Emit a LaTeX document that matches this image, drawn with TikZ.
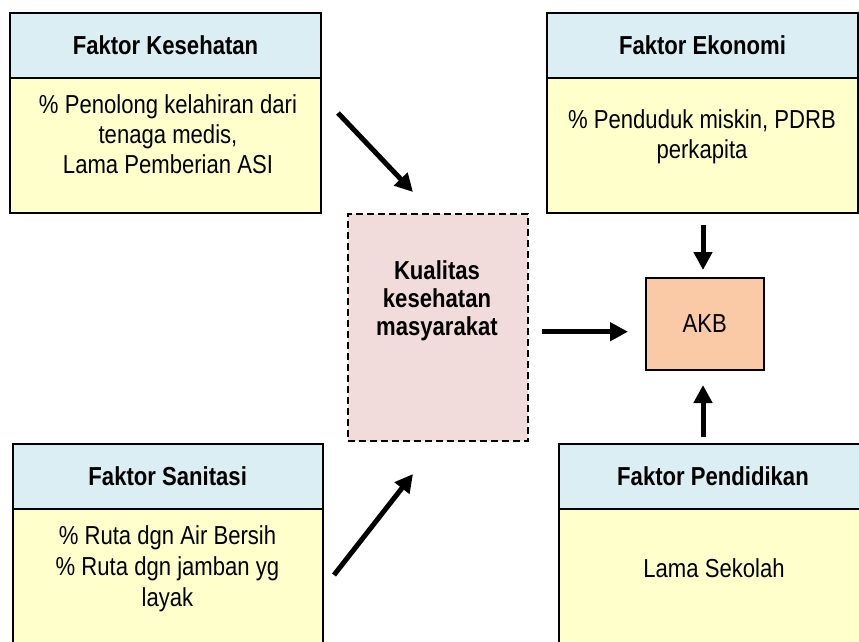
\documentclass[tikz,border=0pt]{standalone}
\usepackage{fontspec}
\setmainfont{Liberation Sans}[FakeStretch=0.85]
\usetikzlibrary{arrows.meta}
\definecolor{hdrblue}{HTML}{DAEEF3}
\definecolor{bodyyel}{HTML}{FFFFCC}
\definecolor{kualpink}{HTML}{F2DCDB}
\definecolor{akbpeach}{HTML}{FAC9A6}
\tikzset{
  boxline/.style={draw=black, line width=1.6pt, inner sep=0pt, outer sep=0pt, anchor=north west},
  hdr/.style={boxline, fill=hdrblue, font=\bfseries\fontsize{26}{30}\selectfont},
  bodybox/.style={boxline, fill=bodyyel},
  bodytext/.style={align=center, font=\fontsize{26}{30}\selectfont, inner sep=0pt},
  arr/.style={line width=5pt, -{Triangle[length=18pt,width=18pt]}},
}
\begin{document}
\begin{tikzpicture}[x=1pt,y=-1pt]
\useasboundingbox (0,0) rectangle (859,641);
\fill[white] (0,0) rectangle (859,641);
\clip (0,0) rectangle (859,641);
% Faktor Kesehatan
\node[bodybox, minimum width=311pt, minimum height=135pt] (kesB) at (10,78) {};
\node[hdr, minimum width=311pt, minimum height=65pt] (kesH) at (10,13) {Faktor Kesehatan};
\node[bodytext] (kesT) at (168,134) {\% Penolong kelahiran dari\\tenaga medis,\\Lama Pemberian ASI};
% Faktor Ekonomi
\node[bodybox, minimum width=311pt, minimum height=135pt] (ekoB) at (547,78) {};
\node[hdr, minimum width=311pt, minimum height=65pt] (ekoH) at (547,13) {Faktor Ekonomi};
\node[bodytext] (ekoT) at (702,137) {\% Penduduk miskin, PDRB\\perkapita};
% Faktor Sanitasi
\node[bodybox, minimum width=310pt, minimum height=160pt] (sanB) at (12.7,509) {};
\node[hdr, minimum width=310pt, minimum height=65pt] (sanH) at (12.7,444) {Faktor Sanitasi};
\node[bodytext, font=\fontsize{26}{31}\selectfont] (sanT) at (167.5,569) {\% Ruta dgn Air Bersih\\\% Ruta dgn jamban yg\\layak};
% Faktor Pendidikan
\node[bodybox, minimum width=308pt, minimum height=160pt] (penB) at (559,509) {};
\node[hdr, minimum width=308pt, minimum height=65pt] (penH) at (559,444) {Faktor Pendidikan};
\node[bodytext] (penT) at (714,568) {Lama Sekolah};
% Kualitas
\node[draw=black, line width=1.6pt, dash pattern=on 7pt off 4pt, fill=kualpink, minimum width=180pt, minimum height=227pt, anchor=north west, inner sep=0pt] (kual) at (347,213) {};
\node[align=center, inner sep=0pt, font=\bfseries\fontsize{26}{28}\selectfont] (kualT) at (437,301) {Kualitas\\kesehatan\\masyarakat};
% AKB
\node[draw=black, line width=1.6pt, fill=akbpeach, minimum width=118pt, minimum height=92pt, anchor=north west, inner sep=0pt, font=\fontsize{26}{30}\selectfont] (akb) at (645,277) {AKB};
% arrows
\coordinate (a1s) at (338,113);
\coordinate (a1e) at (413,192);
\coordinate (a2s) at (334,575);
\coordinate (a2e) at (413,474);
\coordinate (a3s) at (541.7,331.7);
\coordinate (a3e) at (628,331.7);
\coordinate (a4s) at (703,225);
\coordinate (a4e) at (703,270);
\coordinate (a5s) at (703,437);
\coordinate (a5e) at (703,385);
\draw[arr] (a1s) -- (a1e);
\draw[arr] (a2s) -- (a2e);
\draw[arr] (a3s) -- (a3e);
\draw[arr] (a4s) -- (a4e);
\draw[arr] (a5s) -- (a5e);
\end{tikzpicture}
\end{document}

Objective
Each line of the material must be retyped exactly, except that images are omitted.

Task result
Emit a LaTeX document that matches this image, drawn with TikZ.
\documentclass[tikz,border=0pt]{standalone}
\usepackage{fontspec}
\setmainfont{Liberation Sans}[FakeStretch=0.85]
\usetikzlibrary{arrows.meta}
\definecolor{hdrblue}{HTML}{DAEEF3}
\definecolor{bodyyel}{HTML}{FFFFCC}
\definecolor{kualpink}{HTML}{F2DCDB}
\definecolor{akbpeach}{HTML}{FAC9A6}
\tikzset{
  boxline/.style={draw=black, line width=1.6pt, inner sep=0pt, outer sep=0pt, anchor=north west},
  hdr/.style={boxline, fill=hdrblue, font=\bfseries\fontsize{26}{30}\selectfont},
  bodybox/.style={boxline, fill=bodyyel},
  bodytext/.style={align=center, font=\fontsize{26}{30}\selectfont, inner sep=0pt},
  arr/.style={line width=5pt, -{Triangle[length=18pt,width=18pt]}},
}
\begin{document}
\begin{tikzpicture}[x=1pt,y=-1pt]
\useasboundingbox (0,0) rectangle (859,641);
\fill[white] (0,0) rectangle (859,641);
\clip (0,0) rectangle (859,641);
% Faktor Kesehatan
\node[bodybox, minimum width=311pt, minimum height=135pt] (kesB) at (10,78) {};
\node[hdr, minimum width=311pt, minimum height=65pt] (kesH) at (10,13) {Faktor Kesehatan};
\node[bodytext] (kesT) at (168,134) {\% Penolong kelahiran dari\\tenaga medis,\\Lama Pemberian ASI};
% Faktor Ekonomi
\node[bodybox, minimum width=311pt, minimum height=135pt] (ekoB) at (547,78) {};
\node[hdr, minimum width=311pt, minimum height=65pt] (ekoH) at (547,13) {Faktor Ekonomi};
\node[bodytext] (ekoT) at (702,137) {\% Penduduk miskin, PDRB\\perkapita};
% Faktor Sanitasi
\node[bodybox, minimum width=310pt, minimum height=160pt] (sanB) at (12.7,509) {};
\node[hdr, minimum width=310pt, minimum height=65pt] (sanH) at (12.7,444) {Faktor Sanitasi};
\node[bodytext, font=\fontsize{26}{31}\selectfont] (sanT) at (167.5,569) {\% Ruta dgn Air Bersih\\\% Ruta dgn jamban yg\\layak};
% Faktor Pendidikan
\node[bodybox, minimum width=308pt, minimum height=160pt] (penB) at (559,509) {};
\node[hdr, minimum width=308pt, minimum height=65pt] (penH) at (559,444) {Faktor Pendidikan};
\node[bodytext] (penT) at (714,568) {Lama Sekolah};
% Kualitas
\node[draw=black, line width=1.6pt, dash pattern=on 7pt off 4pt, fill=kualpink, minimum width=180pt, minimum height=227pt, anchor=north west, inner sep=0pt] (kual) at (347,213) {};
\node[align=center, inner sep=0pt, font=\bfseries\fontsize{26}{28}\selectfont] (kualT) at (437,301) {Kualitas\\kesehatan\\masyarakat};
% AKB
\node[draw=black, line width=1.6pt, fill=akbpeach, minimum width=118pt, minimum height=92pt, anchor=north west, inner sep=0pt, font=\fontsize{26}{30}\selectfont] (akb) at (645,277) {AKB};
% arrows
\coordinate (a1s) at (338,113);
\coordinate (a1e) at (413,192);
\coordinate (a2s) at (334,575);
\coordinate (a2e) at (413,474);
\coordinate (a3s) at (541.7,331.7);
\coordinate (a3e) at (628,331.7);
\coordinate (a4s) at (703,225);
\coordinate (a4e) at (703,270);
\coordinate (a5s) at (703,437);
\coordinate (a5e) at (703,385);
\draw[arr] (a1s) -- (a1e);
\draw[arr] (a2s) -- (a2e);
\draw[arr] (a3s) -- (a3e);
\draw[arr] (a4s) -- (a4e);
\draw[arr] (a5s) -- (a5e);
\end{tikzpicture}
\end{document}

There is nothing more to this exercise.